The level at which the payment standards are set directly affects the amount of subsidy a family will receive, and the amount of rent paid by program participants. If the payment standard amount is too low:   
  • Families may need to pay more for rent than they can afford; or
  • Families may have a hard time finding acceptable units or units in more desirable areas; or
  • Housing choices will be narrowed and the HA’s efforts to affirmatively further fair housing will be undermined.
  
If the payment standards amounts are too high, owners may be encouraged to ask for higher than reasonable rents.  
  
As approved by the Board on May 12, 2015, HACCC's payment standards are currently set at 95% of FMR for all areas of the County except for Danville, El Cerrito, Lafayette, Pleasant Hill, San Ramon and Walnut Creek. Payment standards are set at 110% of the FMRs for these cities in order to minimize future loss of vouchers there and also in an effort to minimize voucher concentration in other parts of the County.  
  
The existing FMRs and payment standards (PS) are shown below.  
Bedrooms 0 1 2 3 4 5 6 7
Existing FMR/Month $1,039 $1,260 $1,585 $2,213 $2,716 $3,123 $3,531 $3938
95% PS $987 $1,197 $1,506 $2,102 $2,580 $2,967 $3,354 $3,741
110% PS $ 1,142 $ 1,386 $ 1,743 $ 2,434 $ 2,987 $ 3,435 $ 3,883 $ 4,331
  
HUD publishes fair market rents annually. The proposed federal fiscal year 2016 FMRs (effective October 1, 2015) for HACCC’s jurisdiction were just published.

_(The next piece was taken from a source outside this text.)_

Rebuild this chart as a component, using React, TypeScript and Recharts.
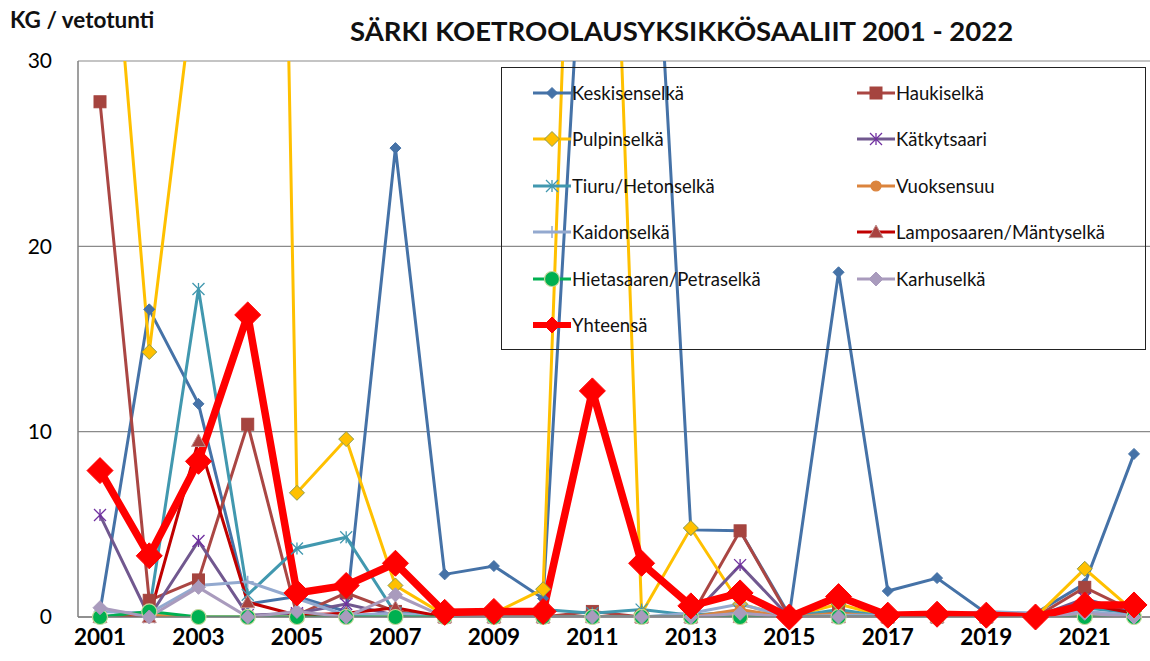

Surprisingly, given the Bay Area's rental market, the proposed FMRs are a decrease from the current ones. The proposed FMRs along with the percent decline for each are shown below.  
Bedrooms 0 1 2 3 4 5 6 7
Proposed FMR/Month $1,025 $1,235 $1,562 $2,177 $2,427 $2,791 $3,155 $3,519
Decrease -1.3% -2.0% -1.5% -1.6% -10.6% -10.6% -10.6% -10.6%
  
HACCC and other housing agencies in Alameda and Contra Costa Counties are discussing the new FMRs with HUD staff and are trying to determine if they can be changed in order to reflect the current rental market. However, if this issue is not resolved by the beginning of October (or whenever HUD says to start using the new FMRs), HACCC will have to start implementing payment standards based on HUD's proposed FMRs at that time. This is because one or more of HACCC's existing payment standards will fall outside of the basic range (90% to 110%) of HUD's proposed FMRs.  
  
Therefore, if HUD's proposed FMRs for the Oakland-Fremont, CA Metro FMR become effective on October 1, 2015 (or another date if specified by HUD), staff propose that HACCC will use the following payment standards:  
Bedrooms 0 1 2 3 4 5 6 7
95% PS $974 $1,173 $1,484 $2,068 $2,306 $2,651 $2,997 $3,343
110% PS $1,127 $1,358 $1,718 $2,394 $2,669 $3,070 $3,470 $3,870
  
The 110% payment standards will be used for the Cities of El Cerrito, Danville, Lafayette, Pleasant Hill, San Ramon, and Walnut Creek. The 95% rate will be used for all other areas of HACCC's jurisdiction

FISCAL IMPACT

Funding for this program is provided by the U.S. Department of Housing and Urban Development (HUD). Funding for the proposed change is provided for in the Housing Authority of the County of Contra Costa's (HACCC) current budget.

CONSEQUENCE OF NEGATIVE ACTION

Should the Board of Commissioners not approve the proposed payment standards, or others that are in the 90% to 110% of FMR range approved by HUD, then HACCC would not be in compliance with HUD regulations and would be subject to financial sanctions or other penalties.